A nouveau, il est frappant à quel point la convention était partagée entre ses prétentions professionnelles et l’amateurisme de certains aspects. Si compiler de nombreuses facettes du jeu vidéo et des intervenants peut suffire à un petit événement régional, lorsqu’on aspire à un travail d’envergure professionnelle il est nécessaire de constituer une équipe comportant des membres aux connaissances pointues à même de créer un programme cohérent et doté d’un fil rouge.

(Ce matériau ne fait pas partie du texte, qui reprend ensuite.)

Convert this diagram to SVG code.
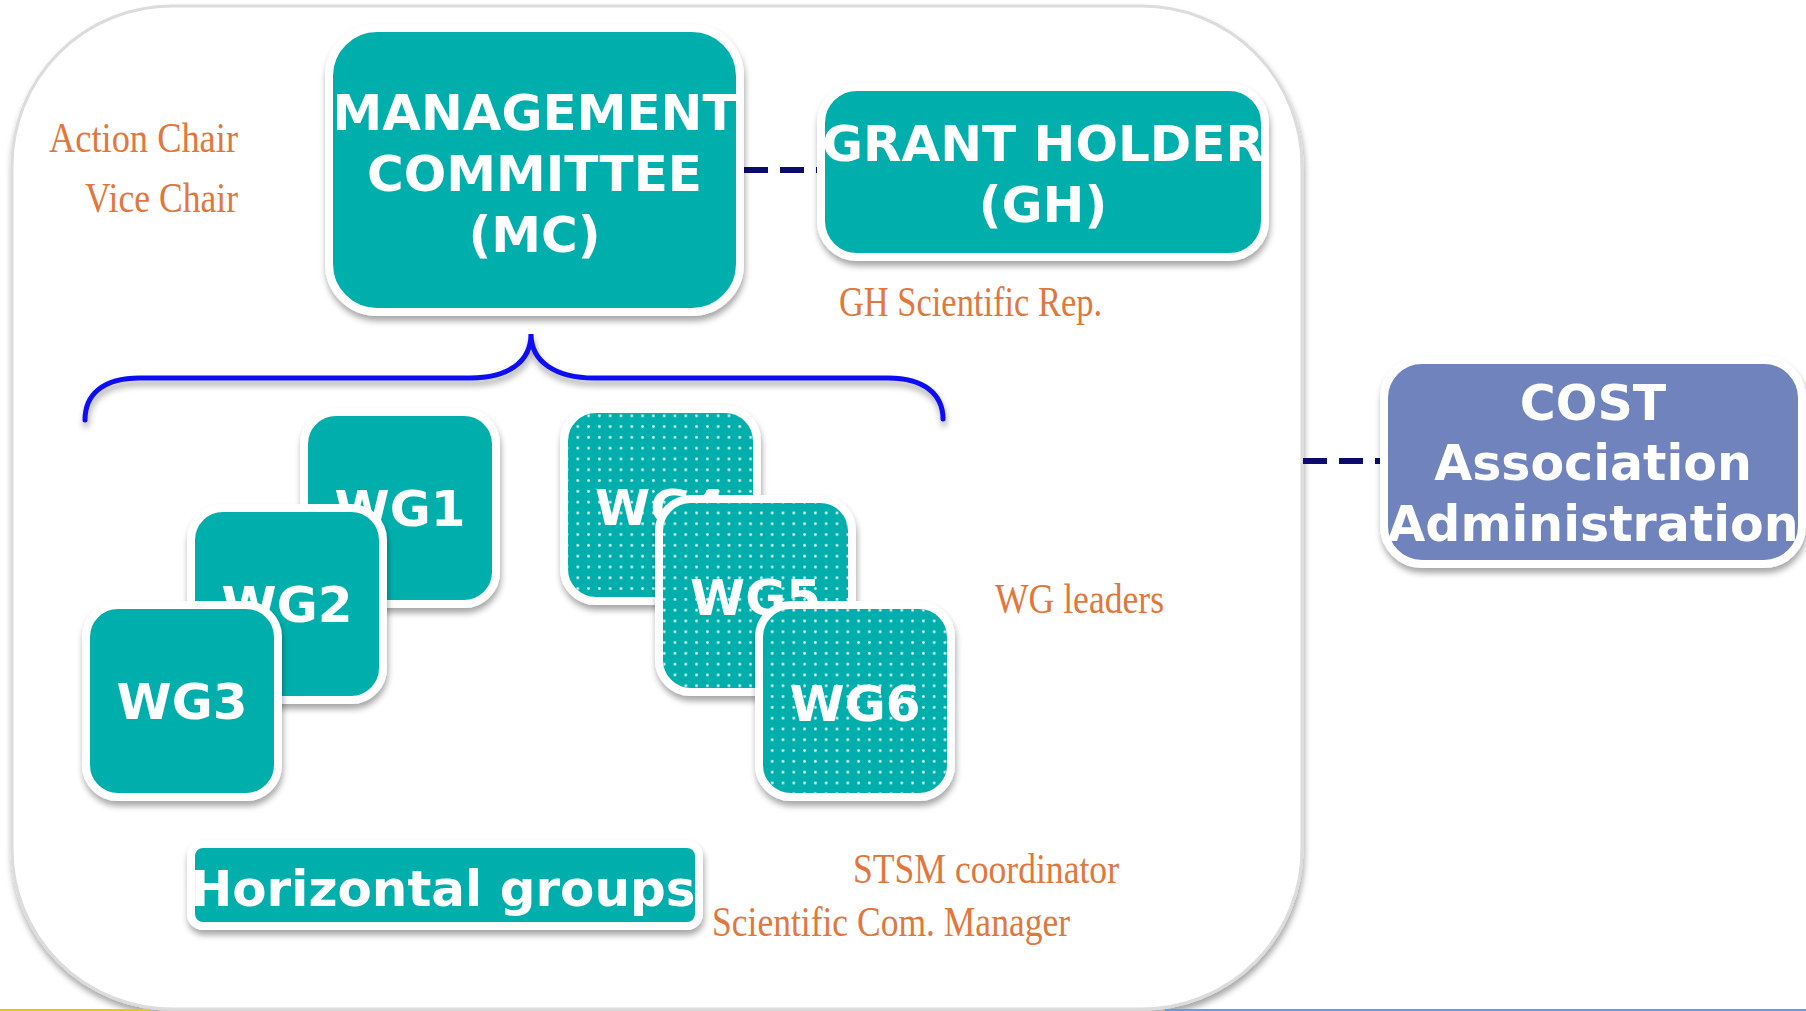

En 2014, il ne suffit malheureusement pas de bonne volonté pour créer un événement vidéoludique de qualité: il s’agit de prendre le jeu vidéo au sérieux, d’avoir du respect pour le média et travailler ses connaissances afin de lui faire honneur. Loin de moi l’idée de décrier le travail de la sympathique équipe à l’origine du projet, mais malheureusement le résultat n’est pas à la hauteur de l’ambition affichée dans sa communication. Si l’intention était de faire de Hall of Games une petite convention régionale, je modérerais la dureté de ma critique. Par contre, si comme je le crois il s’agit d’en faire une grande convention romande pour le jeu vidéo, je ne peux que réaffirmer mon propos: Hall of Games est l’événement que la Suisse Romande mérite, pas celui dont elle a besoin.